The print advertising market has taken another downturn with Fairfax Media and News Corp both revealing declining revenue in the first quarter of the 2015-16 financial year.
The numbers suggest that after a period of relative stability, print revenues have returned to a downwards trajectory. However, both publishers pointed towards good progress in their real estate operations.
In its trading update presented to its AGM on Thursday, Fairfax Media said publishing revenues for its metro division – which includes the Sydney Morning Herald and The Age – were down by 9 per cent for the quarter, with its regional operation down 11 per cent.
Hywood: Conditions difficult
“Metro print advertising conditions remain difficult, reflecting the ongoing structural change being experienced globally and weak consumer confidence domestically,” CEO Greg Hywood told shareholders.
“Regional and rural advertising markets are challenged, while macro-economic conditions are weighing on the broader New Zealand business.” The company’s New Zealand business revenue is down around 9 per cent, including currency impact.
Fairfax Media is currently going through another round of restructures of its regional operations, which has seen it cut jobs across a variety of its suburban and regional papers including the Newcastle Herald. Hywood said: “The restructuring plan will deliver $60m of annualised cost benefits by the end of FY16, while maintaining a strong footprint for local news, content and sales capability.”
However, Fairfax’s Metro Media, including real estate platform Domain, was up around 10 per cent, with Domain’s overall revenue up by 68 per cent.

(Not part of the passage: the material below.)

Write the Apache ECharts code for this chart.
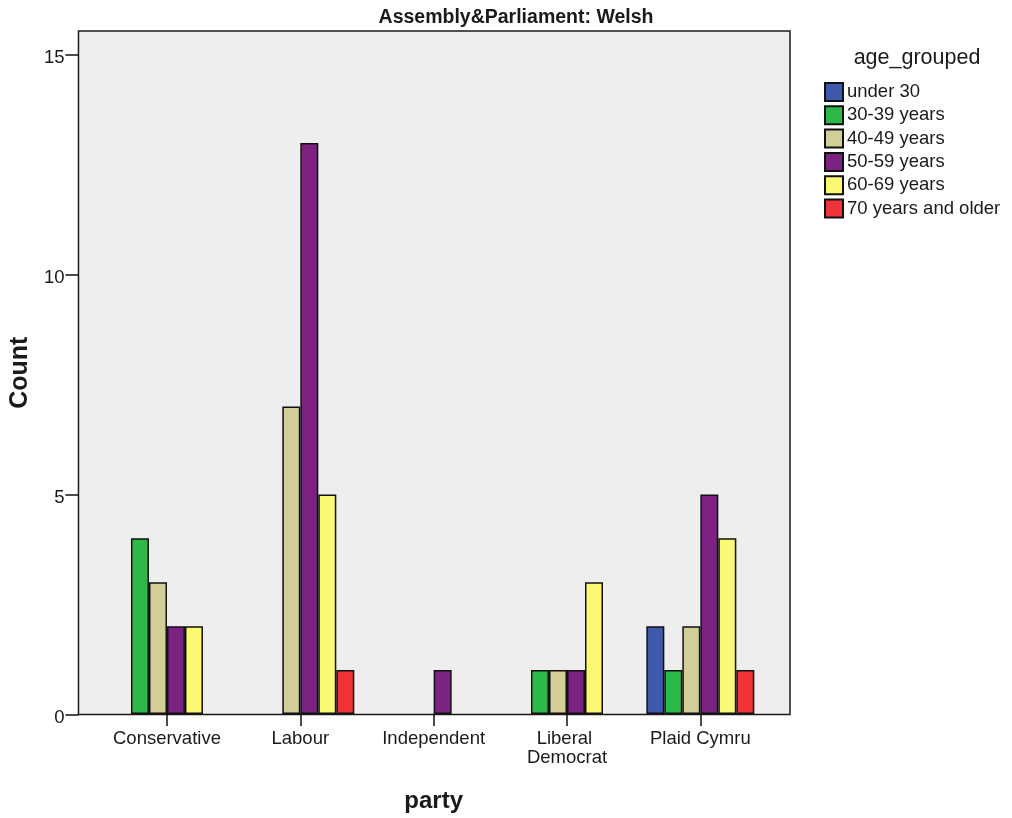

Meanwhile, News Corp revealed this morning that it had seen its global revenues drop for the quarter, decreasing by US$161m (11 per cent) compared to the year prior.
News Corp is Australia’s largest publisher, including national title The Australian and metro titles The Daily Telegraph in Sydney, The Herald Sun in Melbourne and The Courier Mail in Brisbane.
Total segment advertising revenues declined by 13 per cent primarily due to negative foreign currency fluctuations and weakness in the print advertising market, News Corp said. Although the figures do not break down News Corp’s Australian revenues in detail, the update cited “weakness in the print advertising market, most notably in Australia”.
News Corp’s real estate business REA Group posted increased revenues due to improved listing volumes in Australia.
Subscription TV platform Foxtel, which News Corp owns half of with Telstra, saw its profits halve compared to this time last year, dropping from US$81m to US$42m. This was despite Foxtel revenues increasing by three per cent due to a growth in subscribers. The company blamed the drop in profits on increased programming costs and the launch of its broadband offering.
News Corp CEO Robert Thomson said in a statement: “News Corp is on track in its transition to a more digital and global future, having successfully integrated several recent acquisitions and built a powerful platform for future growth.
“Foreign exchange fluctuations negatively impacted reported results, but this should not obscure the progress at many of our businesses.
“In fact, News Corp’s revenues, excluding the effect of currency, grew four per cent this quarter, underscoring the value of our shift to higher growth businesses and our prudent reinvestment strategy.”